## Data excerpt

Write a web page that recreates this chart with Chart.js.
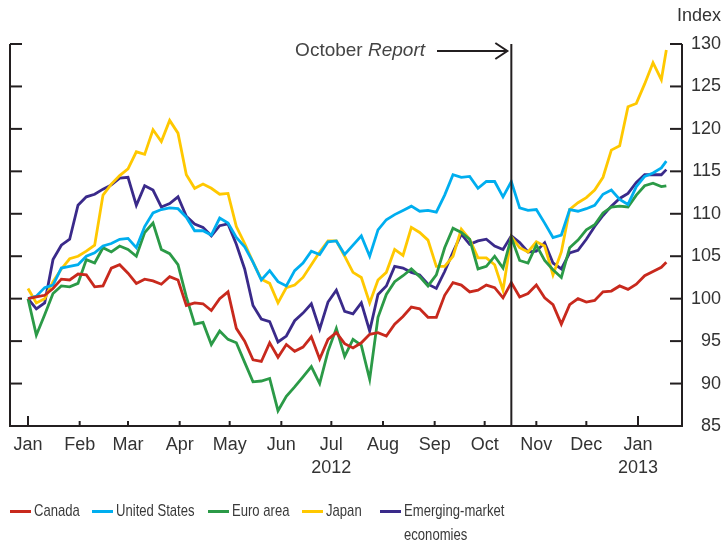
<!DOCTYPE html>
<html>
<head>
<meta charset="utf-8">
<script src="https://cdn.jsdelivr.net/npm/chart.js@4.4.1/dist/chart.umd.min.js"></script>
<style>
  body { margin: 0; background: #fff; }
  #wrap { position: relative; width: 724px; height: 544px; }
  #legend { position: absolute; left: 0; top: 499px; width: 724px; height: 45px;
    font: 17px "Liberation Sans", Arial, sans-serif; color: #3a3a3a; }
  .item { position: absolute; top: 0; display: flex; align-items: flex-start; line-height: 24px; }
  .swatch { width: 21px; height: 3px; margin-top: 11px; margin-right: 3px; flex: none; }
  .txt { display: inline-block; white-space: nowrap; transform: scaleX(0.77); transform-origin: 0 0; }
</style>
</head>
<body>
<div id="wrap">
  <canvas id="chart" width="724" height="544"></canvas>
  <div id="legend"></div>
</div>
<script>
// days since 1 Jan 2012
const days = [0, 5, 10, 15, 20, 25, 30, 35, 40, 45, 50, 55, 60, 65, 70, 75, 80, 85, 90, 95,
  100, 105, 110, 115, 120, 125, 130, 135, 140, 145, 150, 155, 160, 165, 170, 175, 180, 185, 190, 195,
  200, 205, 210, 215, 220, 225, 230, 235, 240, 245, 250, 255, 260, 265, 270, 275, 280, 285, 290, 295,
  300, 305, 310, 315, 320, 325, 330, 335, 340, 345, 350, 355, 360, 365, 370, 375, 380, 383];

const canada = [100, 100.2, 100.4, 101.2, 102.3, 102.2, 102.9, 102.8, 101.4, 101.5,
  103.6, 104, 103, 101.8, 102.3, 102.1, 101.7, 102.6, 102.2, 99.2,
  99.5, 99.4, 98.6, 100, 100.8, 96.5, 95, 92.8, 92.6, 94.8,
  93.1, 94.6, 93.8, 94.3, 95.5, 92.9, 95.2, 96, 94.7, 94.2,
  94.8, 95.8, 96, 95.6, 97, 97.9, 99, 98.8, 97.8, 97.8,
  100.4, 101.9, 101.6, 100.8, 101, 101.6, 101.3, 100.1, 101.9, 100.2,
  100.6, 101.6, 100.1, 99.3, 97, 99.3, 100, 99.6, 99.8, 100.8,
  100.9, 101.5, 101.1, 101.7, 102.7, 103.2, 103.7, 104.3];

const unitedStates = [100, 100.3, 101.3, 101.6, 103.6, 103.8, 104, 105, 105.4, 106.2,
  106.5, 107, 107.1, 106, 108.5, 110.1, 110.5, 110.7, 110.6, 109.6,
  108, 108, 107.5, 109.5, 108.9, 107.2, 106.1, 104.3, 102.2, 103.3,
  102, 101.5, 103.3, 104.2, 105.6, 105.2, 106.7, 106.8, 105.2, 106.3,
  107.4, 105, 108.1, 109.3, 109.9, 110.4, 110.9, 110.3, 110.4, 110.2,
  112.2, 114.6, 114.3, 114.4, 113, 113.8, 113.8, 112, 113.8, 110.7,
  110.4, 110.5, 108.9, 107.2, 107.5, 110.5, 110.3, 110.6, 111, 112.3,
  112.8, 111.7, 111.1, 113.2, 114.4, 114.8, 115.4, 116.2];

const euroArea = [100, 95.7, 98.1, 100.6, 101.5, 101.4, 101.8, 104.6, 104.2, 106,
  105.5, 106.2, 105.8, 105, 107.8, 108.9, 105.8, 105.3, 104, 100.2,
  97, 97.2, 94.6, 96.2, 95.2, 94.8, 92.5, 90.2, 90.3, 90.6,
  86.8, 88.5, 89.6, 90.8, 92, 90, 93.8, 96.5, 93.2, 95.2,
  94.5, 90.5, 97.8, 100.5, 102, 102.7, 103.5, 102.6, 101.5, 102.8,
  106, 108.3, 107.8, 107, 103.5, 103.8, 105, 103.6, 107.2, 104.5,
  104.2, 106.3, 104.5, 103.4, 102.5, 106, 106.9, 108.1, 108.7, 110.1,
  110.8, 110.9, 110.8, 112.2, 113.3, 113.6, 113.2, 113.3];

const japan = [101.2, 99.5, 100, 102, 103.5, 104.7, 105, 105.6, 106.3, 112.2,
  113.5, 114.5, 115.3, 117.3, 117, 119.9, 118.5, 121, 119.5, 114.6,
  113, 113.5, 113, 112.3, 112.4, 108.5, 106.5, 104.3, 102.3, 101.8,
  99.5, 101.3, 101.6, 102.5, 104, 105.5, 106.8, 106.8, 105, 103.1,
  102.5, 99.5, 102.2, 103.1, 105.8, 105.1, 108.4, 107.8, 106.9, 103.8,
  103.8, 105, 108.2, 107, 104.8, 104.8, 104, 101, 107.3, 106,
  105.5, 106.7, 106.2, 102.8, 105.5, 110.5, 111.3, 111.9, 112.8, 114.3,
  117.5, 118, 122.6, 123, 125.3, 127.8, 125.8, 129.3];

const emerging = [100, 98.8, 99.5, 104.6, 106.3, 107, 111, 112, 112.3, 112.9,
  113.4, 114.2, 114.3, 111, 113.3, 112.8, 110.8, 111.2, 112, 109.7,
  108.8, 108.4, 107.4, 108.6, 108.8, 106.4, 103.5, 99.2, 97.6, 97.3,
  94.9, 95.6, 97.4, 98.3, 99.4, 96.4, 99.6, 101, 98.5, 98.2,
  99.5, 96.2, 100.5, 101.5, 103.8, 103.6, 103.1, 102.8, 101.7, 101.2,
  103.2, 105.5, 107.6, 106.4, 106.8, 107, 106.2, 105.8, 107.4, 106.6,
  105.5, 105.6, 106.6, 104.2, 103.5, 105.4, 105.7, 107, 108.5, 109.8,
  110.9, 111.8, 112.4, 113.7, 114.6, 114.6, 114.6, 115.2];

const monthStarts = [0, 31, 60, 91, 121, 152, 182, 213, 244, 274, 305, 335, 366];
const monthLabels = ['Jan', 'Feb', 'Mar', 'Apr', 'May', 'Jun', 'Jul', 'Aug', 'Sep', 'Oct', 'Nov', 'Dec', 'Jan'];
const yearLabels = ['', '', '', '', '', '', '2012', '', '', '', '', '', '2013'];
const yTicks = [85, 90, 95, 100, 105, 110, 115, 120, 125, 130];
const reportDay = 290;

const seriesNames = ['Canada', 'United States', 'Euro area', 'Japan', 'Emerging-market economies'];
const legendLines = [['Canada'], ['United States'], ['Euro area'], ['Japan'], ['Emerging-market', 'economies']];
const seriesColors = ['#c8291d', '#00aeef', '#2b9a47', '#ffc800', '#3a2a8a'];
const seriesValues = [canada, unitedStates, euroArea, japan, emerging];

const fontFamily = '"Liberation Sans", Arial, sans-serif';
const textColor = '#333333';

const framePlugin = {
  id: 'frame',
  afterDraw(chart) {
    const { ctx, chartArea: a, scales: { x, y } } = chart;
    ctx.save();
    ctx.strokeStyle = '#231f20';
    ctx.lineWidth = 2;
    const seg = (x1, y1, x2, y2) => { ctx.beginPath(); ctx.moveTo(x1, y1); ctx.lineTo(x2, y2); ctx.stroke(); };

    // axes frame (no top)
    ctx.beginPath();
    ctx.moveTo(a.left, a.top);
    ctx.lineTo(a.left, a.bottom);
    ctx.lineTo(a.right, a.bottom);
    ctx.lineTo(a.right, a.top);
    ctx.stroke();

    yTicks.forEach(v => {
      const py = y.getPixelForValue(v);
      seg(a.left, py, a.left + 12, py);
      seg(a.right - 12, py, a.right, py);
    });
    monthStarts.forEach((d, i) => {
      const px = x.getPixelForValue(d);
      seg(px, a.bottom, px, a.bottom - (monthLabels[i] === 'Jan' ? 10 : 5));
    });

    // report line
    const rx = x.getPixelForValue(reportDay);
    seg(rx, a.top, rx, a.bottom);

    // arrow + annotation
    const ay = 51;
    const tip = rx - 4;
    seg(437, ay, tip, ay);
    ctx.beginPath();
    ctx.moveTo(tip - 12, ay - 8);
    ctx.lineTo(tip, ay);
    ctx.lineTo(tip - 12, ay + 8);
    ctx.stroke();

    ctx.fillStyle = '#444';
    ctx.textBaseline = 'middle';
    ctx.textAlign = 'left';
    ctx.font = 'italic 19px ' + fontFamily;
    const wItalic = ctx.measureText('Report').width;
    ctx.font = '19px ' + fontFamily;
    const wNormal = ctx.measureText('October ').width;
    const endX = 425;
    ctx.fillText('October ', endX - wItalic - wNormal, ay);
    ctx.font = 'italic 19px ' + fontFamily;
    ctx.fillText('Report', endX - wItalic, ay);

    ctx.font = '18px ' + fontFamily;
    ctx.fillStyle = textColor;
    ctx.textAlign = 'right';
    ctx.fillText('Index', 721, 16);
    ctx.restore();
  }
};

new Chart(document.getElementById('chart'), {
  type: 'line',
  data: {
    datasets: seriesNames.map((name, k) => ({
      label: name,
      data: days.map((d, i) => ({ x: d, y: seriesValues[k][i] })),
      borderColor: seriesColors[k],
      backgroundColor: seriesColors[k],
      borderWidth: 2.8,
      pointRadius: 0,
      tension: 0,
      fill: false
    }))
  },
  options: {
    responsive: false,
    animation: false,
    layout: { padding: { left: 10, top: 44, right: 3, bottom: 0 } },
    plugins: { legend: { display: false }, tooltip: { enabled: false } },
    scales: {
      x: {
        type: 'linear',
        min: -10.8,
        max: 392.4,
        grid: { display: false, drawTicks: false },
        border: { display: false },
        afterBuildTicks: s => { s.ticks = monthStarts.map(v => ({ value: v })); },
        afterFit: s => { s.height = 118; },
        ticks: {
          autoSkip: false,
          maxRotation: 0,
          padding: 8,
          color: textColor,
          font: { size: 18, family: fontFamily, lineHeight: 1.25 },
          callback: (v, i) => yearLabels[i] ? [monthLabels[i], yearLabels[i]] : monthLabels[i]
        }
      },
      y: {
        position: 'right',
        min: 85,
        max: 130,
        grid: { display: false, drawTicks: false },
        border: { display: false },
        afterFit: s => { s.width = 39; },
        ticks: {
          stepSize: 5,
          crossAlign: 'far',
          padding: 0,
          color: textColor,
          font: { size: 18, family: fontFamily }
        }
      }
    }
  },
  plugins: [framePlugin]
});

// legend
const legendLeft = [10, 92, 208, 302, 380];
const legend = document.getElementById('legend');
seriesNames.forEach((name, k) => {
  const item = document.createElement('div');
  item.className = 'item';
  item.style.left = legendLeft[k] + 'px';
  const sw = document.createElement('span');
  sw.className = 'swatch';
  sw.style.background = seriesColors[k];
  const txt = document.createElement('span');
  txt.className = 'txt';
  legendLines[k].forEach((line, j) => {
    if (j) txt.appendChild(document.createElement('br'));
    txt.appendChild(document.createTextNode(line));
  });
  item.appendChild(sw);
  item.appendChild(txt);
  legend.appendChild(item);
});
</script>
</body>
</html>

## Prompt
From the first line of the listing above, repeat every line through the one holding "100.9, 101.5, 101.1, 101.7, 102.7, 103.2, 103.7, 104.3];". Both ends count, and pictures stay out.

## Problem solution
Write a web page that recreates this chart with Chart.js.
<!DOCTYPE html>
<html>
<head>
<meta charset="utf-8">
<script src="https://cdn.jsdelivr.net/npm/chart.js@4.4.1/dist/chart.umd.min.js"></script>
<style>
  body { margin: 0; background: #fff; }
  #wrap { position: relative; width: 724px; height: 544px; }
  #legend { position: absolute; left: 0; top: 499px; width: 724px; height: 45px;
    font: 17px "Liberation Sans", Arial, sans-serif; color: #3a3a3a; }
  .item { position: absolute; top: 0; display: flex; align-items: flex-start; line-height: 24px; }
  .swatch { width: 21px; height: 3px; margin-top: 11px; margin-right: 3px; flex: none; }
  .txt { display: inline-block; white-space: nowrap; transform: scaleX(0.77); transform-origin: 0 0; }
</style>
</head>
<body>
<div id="wrap">
  <canvas id="chart" width="724" height="544"></canvas>
  <div id="legend"></div>
</div>
<script>
// days since 1 Jan 2012
const days = [0, 5, 10, 15, 20, 25, 30, 35, 40, 45, 50, 55, 60, 65, 70, 75, 80, 85, 90, 95,
  100, 105, 110, 115, 120, 125, 130, 135, 140, 145, 150, 155, 160, 165, 170, 175, 180, 185, 190, 195,
  200, 205, 210, 215, 220, 225, 230, 235, 240, 245, 250, 255, 260, 265, 270, 275, 280, 285, 290, 295,
  300, 305, 310, 315, 320, 325, 330, 335, 340, 345, 350, 355, 360, 365, 370, 375, 380, 383];

const canada = [100, 100.2, 100.4, 101.2, 102.3, 102.2, 102.9, 102.8, 101.4, 101.5,
  103.6, 104, 103, 101.8, 102.3, 102.1, 101.7, 102.6, 102.2, 99.2,
  99.5, 99.4, 98.6, 100, 100.8, 96.5, 95, 92.8, 92.6, 94.8,
  93.1, 94.6, 93.8, 94.3, 95.5, 92.9, 95.2, 96, 94.7, 94.2,
  94.8, 95.8, 96, 95.6, 97, 97.9, 99, 98.8, 97.8, 97.8,
  100.4, 101.9, 101.6, 100.8, 101, 101.6, 101.3, 100.1, 101.9, 100.2,
  100.6, 101.6, 100.1, 99.3, 97, 99.3, 100, 99.6, 99.8, 100.8,
  100.9, 101.5, 101.1, 101.7, 102.7, 103.2, 103.7, 104.3];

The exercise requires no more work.